__WHAT TO WORK ON__:
Without the pictures, print the lines running from the beginning of the material to the line containing "svg.selectAll('*').remove();", both ends included.

__DATA SECTION__:
*****

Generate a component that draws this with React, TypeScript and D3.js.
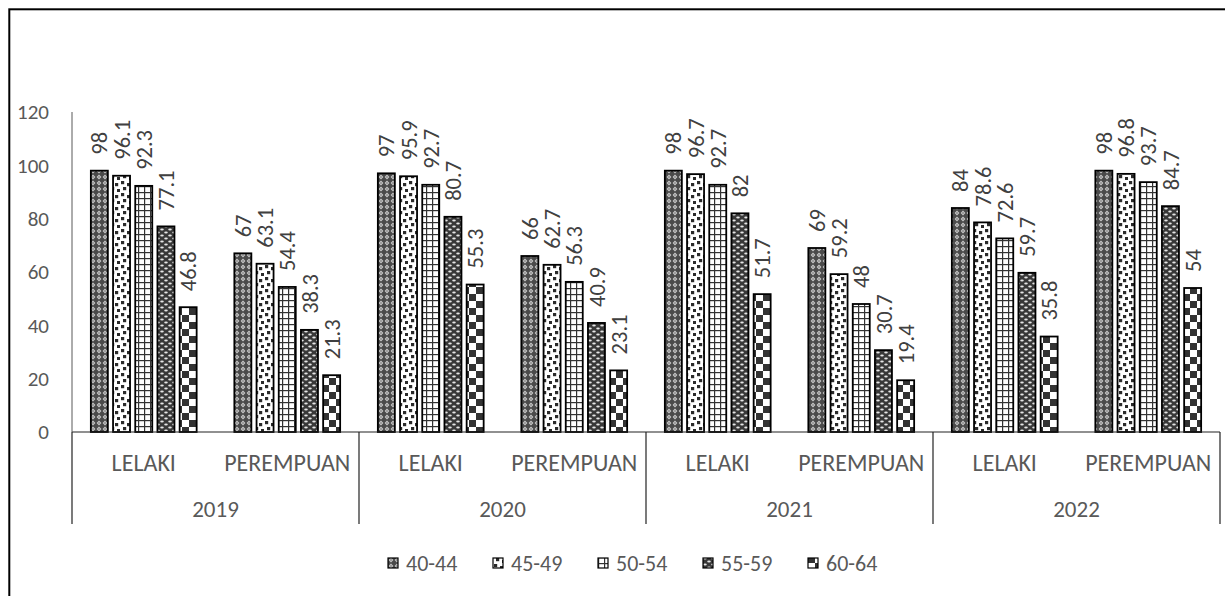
import React, { useEffect, useRef } from 'react';
import * as d3 from 'd3';

const years = ['2019', '2020', '2021', '2022'];
const genders = ['LELAKI', 'PEREMPUAN'];
const ageGroups = ['40-44', '45-49', '50-54', '55-59', '60-64'];

// one value per (year, gender) slot, in order 2019 L, 2019 P, 2020 L, ...
const age40_44 = [98, 67, 97, 66, 98, 69, 84, 98];
const age45_49 = [96.1, 63.1, 95.9, 62.7, 96.7, 59.2, 78.6, 96.8];
const age50_54 = [92.3, 54.4, 92.7, 56.3, 92.7, 48, 72.6, 93.7];
const age55_59 = [77.1, 38.3, 80.7, 40.9, 82, 30.7, 59.7, 84.7];
const age60_64 = [46.8, 21.3, 55.3, 23.1, 51.7, 19.4, 35.8, 54];

const seriesValues = [age40_44, age45_49, age50_54, age55_59, age60_64];
const yTicks = [0, 20, 40, 60, 80, 100, 120];

const FONT = 'Carlito, Calibri, Lato, sans-serif';

const App: React.FC = () => {
  const svgRef = useRef<SVGSVGElement>(null);

  useEffect(() => {
    if (!svgRef.current) return;
    const width = 1225;
    const height = 596;
    const svg = d3.select(svgRef.current).attr('width', width).attr('height', height);
    svg.selectAll('*').remove();

    // chart frame
    svg
      .append('rect')
      .attr('x', 9.3)
      .attr('y', 9.3)
      .attr('width', 1240)
      .attr('height', 620)
      .attr('fill', '#fff')
      .attr('stroke', '#000')
      .attr('stroke-width', 2);

    // patterns
    const defs = svg.append('defs');

    const p1 = defs
      .append('pattern')
      .attr('id', 'pat0')
      .attr('patternUnits', 'userSpaceOnUse')
      .attr('width', 6)
      .attr('height', 6);
    p1.append('rect').attr('width', 6).attr('height', 6).attr('fill', '#4a4a4a');
    p1.append('path').attr('d', 'M3,0.6 L5.4,3 L3,5.4 L0.6,3 Z').attr('fill', '#c9c9c9');
    p1.append('rect').attr('x', 2.4).attr('y', 2.4).attr('width', 1.2).attr('height', 1.2).attr('fill', '#555');

    const p2 = defs
      .append('pattern')
      .attr('id', 'pat1')
      .attr('patternUnits', 'userSpaceOnUse')
      .attr('width', 12)
      .attr('height', 12);
    p2.append('rect').attr('width', 12).attr('height', 12).attr('fill', '#fff');
    [
      [1, 1],
      [7, 3],
      [3, 7],
      [9, 9],
    ].forEach(([x, y]) =>
      p2.append('rect').attr('x', x).attr('y', y).attr('width', 3.2).attr('height', 3.2).attr('fill', '#2a2a2a'),
    );

    const p3 = defs
      .append('pattern')
      .attr('id', 'pat2')
      .attr('patternUnits', 'userSpaceOnUse')
      .attr('width', 6)
      .attr('height', 6);
    p3.append('rect').attr('width', 6).attr('height', 6).attr('fill', '#fff');
    p3.append('rect').attr('x', 0).attr('y', 0).attr('width', 6).attr('height', 1.2).attr('fill', '#333');
    p3.append('rect').attr('x', 0).attr('y', 0).attr('width', 1.2).attr('height', 6).attr('fill', '#333');

    const p4 = defs
      .append('pattern')
      .attr('id', 'pat3')
      .attr('patternUnits', 'userSpaceOnUse')
      .attr('width', 8)
      .attr('height', 6);
    p4.append('rect').attr('width', 8).attr('height', 6).attr('fill', '#383838');
    p4.append('ellipse').attr('cx', 2).attr('cy', 1.5).attr('rx', 1.8).attr('ry', 0.9).attr('fill', '#e6e6e6');
    p4.append('ellipse').attr('cx', 6).attr('cy', 4.5).attr('rx', 1.8).attr('ry', 0.9).attr('fill', '#e6e6e6');

    const p5 = defs
      .append('pattern')
      .attr('id', 'pat4')
      .attr('patternUnits', 'userSpaceOnUse')
      .attr('width', 14)
      .attr('height', 14);
    p5.append('rect').attr('width', 14).attr('height', 14).attr('fill', '#fff');
    p5.append('rect').attr('x', 7).attr('y', 0).attr('width', 7).attr('height', 7).attr('fill', '#333');
    p5.append('rect').attr('x', 0).attr('y', 7).attr('width', 7).attr('height', 7).attr('fill', '#333');

    // scales
    const slots = years.flatMap((y) => genders.map((g) => `${y}|${g}`));
    const x0 = d3.scaleBand().domain(slots).range([72, 1220]).padding(0);
    const groupSpan = 111;
    const x1 = d3
      .scaleBand()
      .domain(ageGroups)
      .range([(x0.bandwidth() - groupSpan) / 2, (x0.bandwidth() + groupSpan) / 2])
      .padding(0);
    const barW = 17;
    const y = d3.scaleLinear().domain([0, 120]).range([432, 112]);

    // y tick labels
    svg
      .append('g')
      .selectAll('text')
      .data(yTicks)
      .enter()
      .append('text')
      .attr('x', 49)
      .attr('y', (d) => y(d))
      .attr('dy', '0.35em')
      .attr('text-anchor', 'end')
      .attr('fill', '#595959')
      .style('font-family', FONT)
      .style('font-size', '21px')
      .text((d) => d);

    // bars
    ageGroups.forEach((age, si) => {
      const g = svg.append('g');
      g.selectAll('rect')
        .data(seriesValues[si])
        .enter()
        .append('rect')
        .attr('x', (_, i) => (x0(slots[i]) ?? 0) + (x1(age) ?? 0) + (x1.bandwidth() - barW) / 2)
        .attr('y', (d) => y(d))
        .attr('width', barW)
        .attr('height', (d) => y(0) - y(d))
        .attr('fill', `url(#pat${si})`)
        .attr('stroke', '#000')
        .attr('stroke-width', 1.8);

      // value labels, rotated
      g.selectAll('text')
        .data(seriesValues[si])
        .enter()
        .append('text')
        .attr('transform', (d, i) => {
          const cx = (x0(slots[i]) ?? 0) + (x1(age) ?? 0) + x1.bandwidth() / 2;
          return `translate(${cx},${y(d) - 16}) rotate(-90)`;
        })
        .attr('dy', '0.36em')
        .attr('text-anchor', 'start')
        .attr('fill', '#404040')
        .style('font-family', FONT)
        .style('font-size', '22.5px')
        .text((d) => d);
    });

    // axes lines
    svg
      .append('line')
      .attr('x1', 72)
      .attr('x2', 1220)
      .attr('y1', y(0))
      .attr('y2', y(0))
      .attr('stroke', '#222')
      .attr('stroke-width', 1.2);
    svg
      .append('line')
      .attr('x1', 72)
      .attr('x2', 72)
      .attr('y1', y(120))
      .attr('y2', y(0))
      .attr('stroke', '#595959')
      .attr('stroke-width', 1);

    // year separators
    const yearEdges = years.map((yr) => x0(`${yr}|LELAKI`) ?? 0).concat([1220]);
    svg
      .append('g')
      .selectAll('line')
      .data(yearEdges)
      .enter()
      .append('line')
      .attr('x1', (d) => d)
      .attr('x2', (d) => d)
      .attr('y1', y(0))
      .attr('y2', 524)
      .attr('stroke', '#222')
      .attr('stroke-width', 1.2);

    // gender labels
    svg
      .append('g')
      .selectAll('text')
      .data(slots)
      .enter()
      .append('text')
      .attr('x', (d) => (x0(d) ?? 0) + x0.bandwidth() / 2)
      .attr('y', 463)
      .attr('dy', '0.35em')
      .attr('text-anchor', 'middle')
      .attr('fill', '#595959')
      .style('font-family', FONT)
      .style('font-size', '24px')
      .text((d) => d.split('|')[1]);

    // year labels
    svg
      .append('g')
      .selectAll('text')
      .data(years)
      .enter()
      .append('text')
      .attr('x', (d) => (x0(`${d}|LELAKI`) ?? 0) + x0.bandwidth())
      .attr('y', 509)
      .attr('dy', '0.35em')
      .attr('text-anchor', 'middle')
      .attr('fill', '#595959')
      .style('font-family', FONT)
      .style('font-size', '23px')
      .text((d) => d);

    // legend
    const legend = svg.append('g').attr('transform', 'translate(388, 563)');
    ageGroups.forEach((age, i) => {
      const item = legend.append('g').attr('transform', `translate(${i * 105}, 0)`);
      item
        .append('rect')
        .attr('x', 0)
        .attr('y', -5)
        .attr('width', 10)
        .attr('height', 10)
        .attr('fill', `url(#pat${i})`)
        .attr('stroke', '#000')
        .attr('stroke-width', 1.2);
      item
        .append('text')
        .attr('x', 18)
        .attr('y', 0)
        .attr('dy', '0.35em')
        .attr('fill', '#595959')
        .style('font-family', FONT)
        .style('font-size', '22px')
        .text(age);
    });
  }, []);

  return (
    <svg
      ref={svgRef}
      style={{ position: 'absolute', left: 0, top: 0, display: 'block', background: '#fff' }}
    ></svg>
  );
};

export default App;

*****

__RESULT OF THIS EXERCISE__:
Generate a component that draws this with React, TypeScript and D3.js.
import React, { useEffect, useRef } from 'react';
import * as d3 from 'd3';

const years = ['2019', '2020', '2021', '2022'];
const genders = ['LELAKI', 'PEREMPUAN'];
const ageGroups = ['40-44', '45-49', '50-54', '55-59', '60-64'];

// one value per (year, gender) slot, in order 2019 L, 2019 P, 2020 L, ...
const age40_44 = [98, 67, 97, 66, 98, 69, 84, 98];
const age45_49 = [96.1, 63.1, 95.9, 62.7, 96.7, 59.2, 78.6, 96.8];
const age50_54 = [92.3, 54.4, 92.7, 56.3, 92.7, 48, 72.6, 93.7];
const age55_59 = [77.1, 38.3, 80.7, 40.9, 82, 30.7, 59.7, 84.7];
const age60_64 = [46.8, 21.3, 55.3, 23.1, 51.7, 19.4, 35.8, 54];

const seriesValues = [age40_44, age45_49, age50_54, age55_59, age60_64];
const yTicks = [0, 20, 40, 60, 80, 100, 120];

const FONT = 'Carlito, Calibri, Lato, sans-serif';

const App: React.FC = () => {
  const svgRef = useRef<SVGSVGElement>(null);

  useEffect(() => {
    if (!svgRef.current) return;
    const width = 1225;
    const height = 596;
    const svg = d3.select(svgRef.current).attr('width', width).attr('height', height);
    svg.selectAll('*').remove();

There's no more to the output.